In writing his Memoirs of the Oratory Don Bosco talks of his own apostolic engagement as a boy and teenager with his companions as the key moments of his own vocational discernment and growth. But also, he himself experienced the formative dimension that active ministry can have on a young priest if one is accompanied and helped to reflect on the experience. There is no doubt that the three years that Don Bosco spent at the Convitto were crucial. As Don Ceria testifies in his book Don Bosco con Dio, the years ‘contributed powerfully to mould his spirit in a definitive manner’. After six years of speculative theology isolated from reality in a seminary, insertion into the active apostolate was not easy.
Fr Joseph Cafasso [1], exposed the young priests under his care to the challenging pastoral realities of a city fast becoming industrialized. Don Bosco was no exception, and in reading the Memoirs one can see the impact that Don Bosco’s visit to the prisons left on him: “It was Fr Cafasso who first took me into the prisons, where I soon learned how great was the malice and misery of mankind.”
This exposure often led the young priests to a crisis point as they were confronted by the harsh realities in which the masses had to live in.
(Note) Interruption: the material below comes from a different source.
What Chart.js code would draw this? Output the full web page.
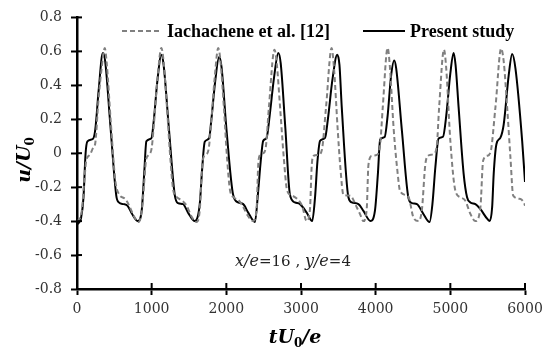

We know of Don Bosco’s own horror when he visited the prisons: “…seeing them [the youth] idle there, infested with lice, lacking food for body and soul, horrified me.” Yet in this situation something else was even more shocking for him: “What shocked me most was to see that many of them were released full of good resolutions to go straight, and yet in a short time they landed back in prison, within a few days of their release.” This was unacceptable!
The exposure led the pastoral ministers to a crisis “…because they were abandoned to their own resources.”